The reconciliation triggered by B could be combined with that triggered by A, but not vice versa.

Also, I'd like to point out that the reconciliation must wait for all pending deletion to complete,
and during the wait, the resource provider should not accept new related operations.

So let's consider that such a deletion arrives: (i) before, (ii) during, or (iii) after a
reconciliation (either A or B):

For (i), if B is triggered for the deletion first, then A needs to wait for B;
if B is not tiggered yet, then B will wait for the deletion to be completed,
and B will be combined with the reconciliation (A/B).

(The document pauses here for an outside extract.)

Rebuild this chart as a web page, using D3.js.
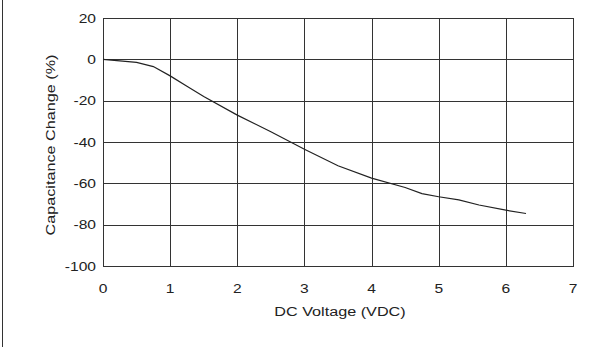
<!DOCTYPE html>
<html><head><meta charset="utf-8">
<script src="https://cdn.jsdelivr.net/npm/d3@7"></script>
<style>
html,body{margin:0;padding:0;background:#fff;}
text{font-family:"Liberation Sans",Arial,sans-serif;fill:#222;}
</style></head>
<body>
<script>
const voltage = [0, 0.5, 0.75, 1.0, 1.25, 1.5, 2.0, 2.5, 3.0, 3.5, 4.0, 4.5, 4.75, 5.0, 5.3, 5.6, 6.0, 6.3];
const capChange = [0, -1.5, -3.5, -8, -13, -18, -27, -35, -43.5, -51.5, -57.5, -62, -65, -66.5, -68, -70.5, -73, -74.6];
const xTicks = [0, 1, 2, 3, 4, 5, 6, 7];
const yTicks = [20, 0, -20, -40, -60, -80, -100];
const xTitle = "DC Voltage (VDC)";
const yTitle = "Capacitance Change (%)";

const W = 602, H = 347;
const L = 103, R = 573, T = 18, B = 266;
const svg = d3.select("body").append("svg").attr("width", W).attr("height", H);
svg.append("rect").attr("width", W).attr("height", H).attr("fill", "#fff");
svg.append("line").attr("x1", 2.5).attr("x2", 2.5).attr("y1", 0).attr("y2", H).attr("stroke", "#333").attr("stroke-width", 1);

const x = d3.scaleLinear().domain([0, 7]).range([L, R]);
const y = d3.scaleLinear().domain([-100, 20]).range([B, T]);
const px = v => Math.round(v) + 0.5;

const g = svg.append("g");
g.selectAll(".vg").data(xTicks.slice(1, -1)).join("line")
  .attr("x1", d => px(x(d))).attr("x2", d => px(x(d))).attr("y1", T).attr("y2", B)
  .attr("stroke", "#333").attr("stroke-width", 1);
g.selectAll(".hg").data(yTicks.slice(1, -1)).join("line")
  .attr("y1", d => px(y(d))).attr("y2", d => px(y(d))).attr("x1", L).attr("x2", R)
  .attr("stroke", "#333").attr("stroke-width", 1);
g.append("rect").attr("x", px(L)).attr("y", px(T)).attr("width", Math.round(R) - Math.round(L)).attr("height", Math.round(B) - Math.round(T))
  .attr("fill", "none").attr("stroke", "#333").attr("stroke-width", 1);

const data = voltage.map((v, i) => [v, capChange[i]]);
g.append("path").datum(data)
  .attr("d", d3.line().x(d => x(d[0])).y(d => y(d[1])))
  .attr("fill", "none").attr("stroke", "#222").attr("stroke-width", 1.2);

svg.selectAll(".yt").data(yTicks).join("text")
  .attr("transform", d => `translate(96,${y(d)}) scale(1.2,1)`)
  .attr("text-anchor", "end").attr("dy", "0.35em").attr("font-size", 13)
  .text(d => d);
svg.selectAll(".xt").data(xTicks).join("text")
  .attr("transform", d => `translate(${x(d)},293) scale(1.2,1)`)
  .attr("text-anchor", "middle").attr("font-size", 13)
  .text(d => d);
svg.append("text").attr("transform", "translate(340,316) scale(1.2,1)")
  .attr("text-anchor", "middle").attr("font-size", 13.5).text(xTitle);
svg.append("text").attr("transform", "translate(55,145) rotate(-90) scale(1.2,1)")
  .attr("text-anchor", "middle").attr("font-size", 13.5).text(yTitle);
</script>
</body></html>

For (ii), the deletion will be dropped. Note that we need to drop all operations
when a reconciliation is *enqueued*, not when it is executed.

For (iii), the deletion will be accepted, and B will be triggered after the reconciliation.

In other words, all A-type reconciliations need to be executed after the previous reconciliation,
and a B-type reconcilation can be combined with another A-type or B-type reconciliation that is in progress.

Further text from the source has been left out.